Acetyl coenzyme a-glutamate acetyltransferase and N-acetylornithine-glutamate acetyltransferase of chlorella.

The enzymic formation of acetylglutamate has been studied in Chlorella vulgaris extracts. Acetyl CoA and N(2)-acetyl-l-ornithine served as substrates for glutamate acetylation whereas acetylphosphate, N(5)-acetyl-l-ornithine, and N(2)-acetyl-2,4-diamino butyrate were ineffective. Acetyl CoA-glutamate transacetylase and acetylornithine-glutamate transacetylase activities have been purified over 180-fold with no indication of any separation of activities. The acetyl CoA activity was more labile than acetylornithine activity so that preparations having acetylornithine-glutamate transacetylase activity but no acetyl CoA-glutamate transacetylase activity were obtained. The two acetylating activities appear to be properties of one enzyme with one portion more easily denatured.Both acetylating activities had pH optima between 8 and 8.5. The Km value for glutamate was 3 mm for both activities.

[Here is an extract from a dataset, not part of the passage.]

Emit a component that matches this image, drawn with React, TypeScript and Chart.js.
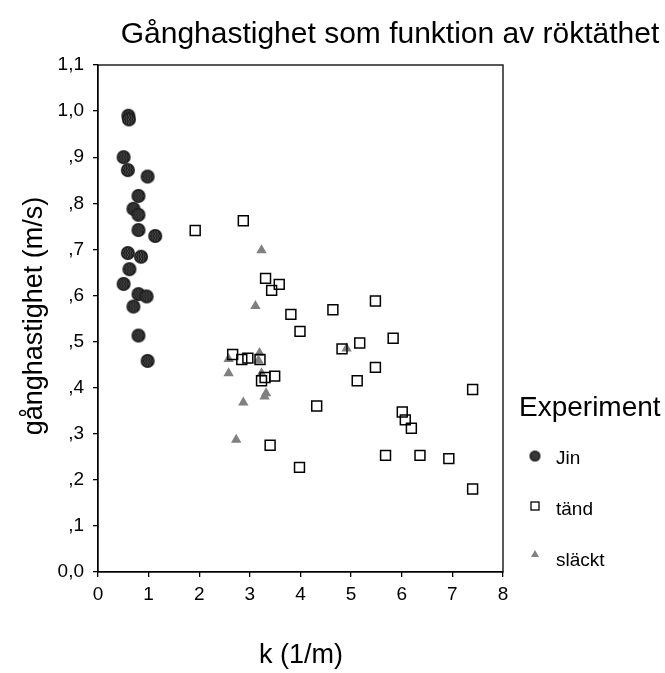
import React, { useEffect, useRef } from "react";
import { Chart, registerables } from "chart.js";

Chart.register(...registerables);

const titleText = "Gånghastighet som funktion av röktäthet";
const xTitle = "k (1/m)";
const yTitle = "gånghastighet (m/s)";
const legendTitle = "Experiment";
const seriesNames = ["Jin", "tänd", "släckt"];

const jinK = [0.60, 0.61, 0.505, 0.59, 0.98, 0.80, 0.70, 0.80, 0.80, 1.13, 0.59, 0.85, 0.62, 0.505, 0.80, 0.96, 0.70, 0.80, 0.98];
const jinV = [0.99, 0.982, 0.90, 0.872, 0.858, 0.816, 0.788, 0.775, 0.742, 0.729, 0.692, 0.684, 0.657, 0.625, 0.603, 0.598, 0.576, 0.513, 0.458];

const tandK = [1.92, 2.87, 3.31, 3.58, 3.43, 3.81, 4.64, 3.99, 4.82, 2.66, 2.84, 2.96, 3.20, 3.23, 3.30, 3.49, 4.32, 3.40, 5.48, 5.17, 5.83, 5.48, 5.12, 7.40, 6.01, 6.07, 6.19, 3.98, 5.68, 6.36, 6.93, 7.40];
const tandV = [0.741, 0.762, 0.637, 0.624, 0.611, 0.559, 0.569, 0.522, 0.484, 0.472, 0.461, 0.464, 0.461, 0.415, 0.422, 0.425, 0.360, 0.275, 0.588, 0.497, 0.507, 0.444, 0.415, 0.396, 0.347, 0.330, 0.312, 0.227, 0.253, 0.253, 0.246, 0.180];

const slacktK = [3.23, 3.11, 2.58, 3.19, 3.17, 2.58, 3.23, 3.32, 3.29, 2.87, 4.91, 2.73];
const slacktV = [0.698, 0.577, 0.462, 0.475, 0.459, 0.431, 0.431, 0.388, 0.381, 0.368, 0.485, 0.287];

const xTicks = [0, 1, 2, 3, 4, 5, 6, 7, 8];
const yTickLabels = ["0,0", ",1", ",2", ",3", ",4", ",5", ",6", ",7", ",8", ",9", "1,0", "1,1"];

const FONT = "Arial, 'Liberation Sans', sans-serif";

function makeJinMarker(d: number): HTMLCanvasElement {
  const c = document.createElement("canvas");
  c.width = d + 2;
  c.height = d + 2;
  const ctx = c.getContext("2d")!;
  const cx = (d + 2) / 2;
  const r = d / 2;
  ctx.beginPath();
  ctx.arc(cx, cx, r, 0, Math.PI * 2);
  ctx.fillStyle = "#1a1a1a";
  ctx.fill();
  ctx.save();
  ctx.beginPath();
  ctx.arc(cx, cx, r - 1.5, 0, Math.PI * 2);
  ctx.clip();
  ctx.strokeStyle = "#6a6a6a";
  ctx.lineWidth = 0.8;
  for (let i = -2; i <= 2; i++) {
    const x0 = cx + i * (d / 5.5);
    ctx.beginPath();
    for (let y = 0; y <= d + 2; y += 2) {
      const xx = x0 + (y % 4 === 0 ? -0.8 : 0.8);
      if (y === 0) ctx.moveTo(xx, y);
      else ctx.lineTo(xx, y);
    }
    ctx.stroke();
  }
  ctx.restore();
  return c;
}

const pts = (xs: number[], ys: number[]) => xs.map((x, i) => ({ x, y: ys[i] }));

export default function App() {
  const ref = useRef<HTMLCanvasElement | null>(null);

  useEffect(() => {
    const canvas = ref.current;
    if (!canvas) return;
    const jinMarker = makeJinMarker(14);
    const jinLegend = makeJinMarker(11);

    const decor = {
      id: "decor",
      afterDraw(chart: any) {
        const { ctx, chartArea } = chart;
        ctx.save();
        ctx.strokeStyle = "#000";
        ctx.lineWidth = 1.3;
        ctx.strokeRect(chartArea.left, chartArea.top, chartArea.right - chartArea.left, chartArea.bottom - chartArea.top);
        ctx.fillStyle = "#000";
        ctx.textBaseline = "middle";
        ctx.font = `30px ${FONT}`;
        ctx.textAlign = "center";
        ctx.fillText(titleText, 390, 35);
        ctx.font = `27px ${FONT}`;
        ctx.fillText(xTitle, 301, 656);
        ctx.save();
        ctx.translate(35, 316);
        ctx.rotate(-Math.PI / 2);
        ctx.fillText(yTitle, 0, 0);
        ctx.restore();
        ctx.textAlign = "left";
        ctx.font = `28px ${FONT}`;
        ctx.fillText(legendTitle, 519, 408);
        ctx.font = `19px ${FONT}`;
        const ys = [458, 509, 560];
        seriesNames.forEach((name, i) => {
          ctx.fillText(name, 556, ys[i] + 1);
        });
        ctx.drawImage(jinLegend, 535 - jinLegend.width / 2, 456 - jinLegend.height / 2);
        ctx.lineWidth = 1.3;
        ctx.strokeStyle = "#000";
        ctx.strokeRect(531, 502, 8, 8);
        ctx.fillStyle = "#808080";
        ctx.beginPath();
        ctx.moveTo(535, 550);
        ctx.lineTo(539, 557);
        ctx.lineTo(531, 557);
        ctx.closePath();
        ctx.fill();
        ctx.restore();
      },
    };

    const chart = new Chart(canvas, {
      type: "scatter",
      data: {
        datasets: [
          {
            label: seriesNames[0],
            data: pts(jinK, jinV),
            pointStyle: jinMarker as any,
            pointRadius: 7,
            backgroundColor: "#1a1a1a",
            borderColor: "#1a1a1a",
          },
          {
            label: seriesNames[1],
            data: pts(tandK, tandV),
            pointStyle: "rect",
            pointRadius: 7,
            backgroundColor: "rgba(0,0,0,0)",
            borderColor: "#000",
            borderWidth: 1.5,
          },
          {
            label: seriesNames[2],
            data: pts(slacktK, slacktV),
            pointStyle: "triangle",
            pointRadius: 6,
            backgroundColor: "#808080",
            borderColor: "#808080",
            borderWidth: 0,
          },
        ],
      },
      options: {
        responsive: false,
        animation: false,
        layout: { padding: { left: 0, top: 65, right: 162, bottom: 0 } },
        plugins: {
          legend: { display: false },
          title: { display: false },
          tooltip: { enabled: false },
        },
        scales: {
          x: {
            type: "linear",
            min: 0,
            max: 8,
            afterFit(scale: any) {
              scale.height = 101;
            },
            afterBuildTicks(scale: any) {
              scale.ticks = xTicks.map((v) => ({ value: v }));
            },
            ticks: {
              color: "#000",
              font: { family: FONT, size: 19 },
              padding: 6,
              callback: (v: any) => String(v),
            },
            grid: { drawOnChartArea: false, drawTicks: true, tickLength: 5, color: "#000", lineWidth: 1.3 },
            border: { display: true, color: "#000", width: 1.3 },
          },
          y: {
            type: "linear",
            min: 0,
            max: 1.1,
            afterFit(scale: any) {
              scale.width = 98;
            },
            afterBuildTicks(scale: any) {
              scale.ticks = yTickLabels.map((_, i) => ({ value: i / 10 }));
            },
            ticks: {
              color: "#000",
              font: { family: FONT, size: 19 },
              padding: 9,
              callback: (v: any) => yTickLabels[Math.round(Number(v) * 10)],
            },
            grid: { drawOnChartArea: false, drawTicks: true, tickLength: 5, color: "#000", lineWidth: 1.3 },
            border: { display: true, color: "#000", width: 1.3 },
          },
        },
      },
      plugins: [decor],
    });
    return () => chart.destroy();
  }, []);

  return (
    <div style={{ position: "fixed", left: 0, top: 0, width: 665, height: 673, background: "#fff" }}>
      <canvas ref={ref} width={665} height={673} style={{ display: "block" }} />
    </div>
  );
}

The Km values were 0.2 mm for acetylornithine and 3.2 mm for acetyl CoA. Arginine inhibited acetyl CoA-glutamate transacetylase (Ki = 0.94 mm) and acetylglutamate phosphokinase (Ki = 0.5 mm) but had no effect on acetylornithine-glutamate transacetylase. The lack of an inhibitory effect of proline on any of the three enzymic activities indicates that acetylglutamate is not a normal intermediate in proline biosynthesis. Growth of Chlorella with arginine as a nitrogen source had no effect on enzyme levels, showing that end-product repression is not a control factor in arginine biosynthesis in Chlorella. In Chlorella, arginine controls its own biosynthesis by inhibiting acetylglutamate phosphokinase and controls the level of acetylated intermediates by inhibiting acetyl CoA-glutamate transacetylase.